We are not tested on our facts or perceptions before gaining entrance into the Kingdom of God.
One is not suggesting that we set out with the goal to be wrong or wobbly in our convictions. It is the opposite. The perpetual love of truth, desire for truth, and seeking of truth must be done from a place of openness to truth and willingness to recant or rethink.
Sometimes, we are not doubting God, but our ideas about God when we seem to be wavering.
The trajectory of our lives is the indicator of faithfulness, moving toward that which is eternally true and real.
We seek God in each measured segment of time, in each manifestation of reality, and in each perplexing question.
This is true of our trust in Jesus as the Word of God. There is no Christology exam that determines the prestige of our address in the New Jerusalem. We determine to trust Jesus and follow Jesus wherever Jesus is and however Jesus reveals himself to us at different stages of our journey.

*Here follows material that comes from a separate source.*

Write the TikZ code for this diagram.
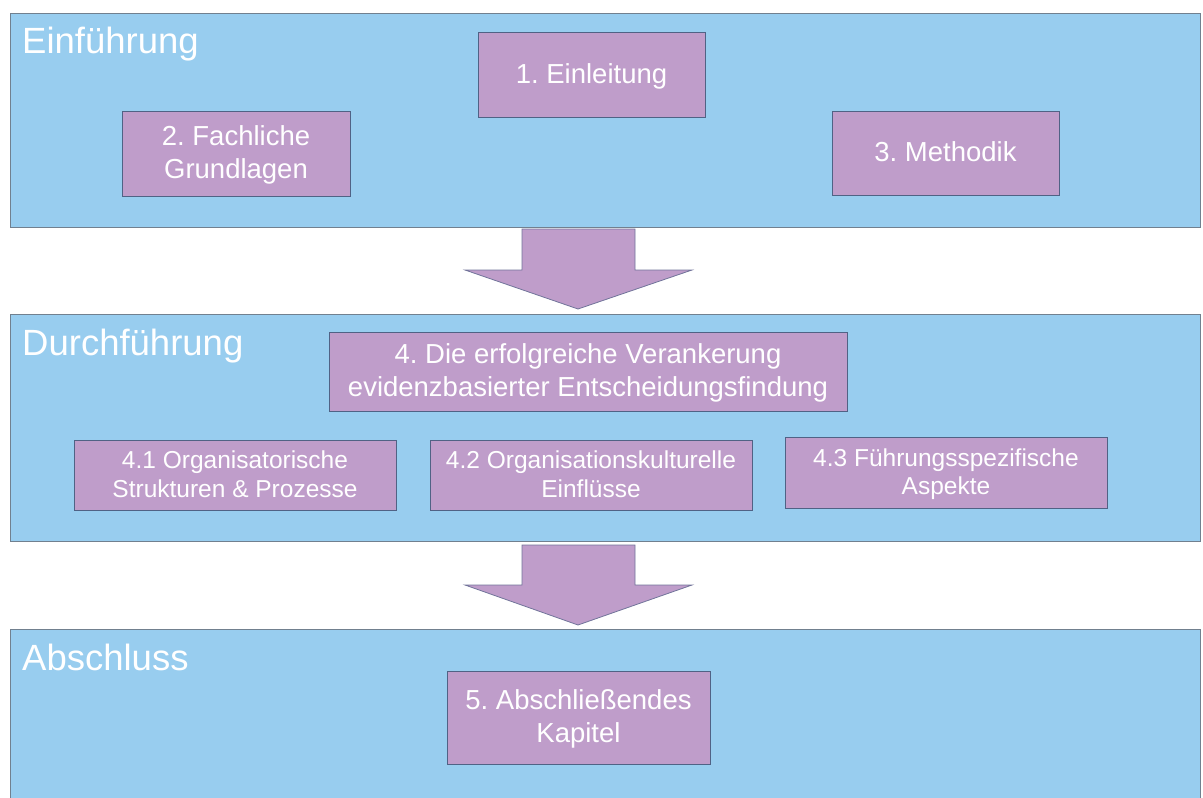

Thus, with the Bible. As we determine that it contains a message from God that is true and reliable, we do so without the assumption that we fully understand it and with a commitment to study and know it better, employing every tool at our disposal to grasp the message of each narrative and essential teaching. We sort out the literary genre's, the canonical purpose for inclusion, the context, the voice of who is speaking, God or human, and we pray, think, pray, act.
But whether we are right or wrong at any given time is not the test of our seeking faith, in God, God's Son, or the Bible.
We teach the doctrine of grace and then, apply legalism to those who do not fully understand it or articulate it as we do.
None of this is to say that Christian faith is without a spine or skeletal structure. Structure exists, but even in creation, those humans born with variations of physiology are still human. Something deeper defines their humanity.
Something deeper defines our spirituality..
Much of our systematic theology and rigid dogmatism, while helpful for finding common ground of understanding, seems to flow more from an engineer's slide rule than from an artist's brush.
We need all the tools, but we also need humility when we are tempted to categorize people and their faith based upon their accuracy and certainty.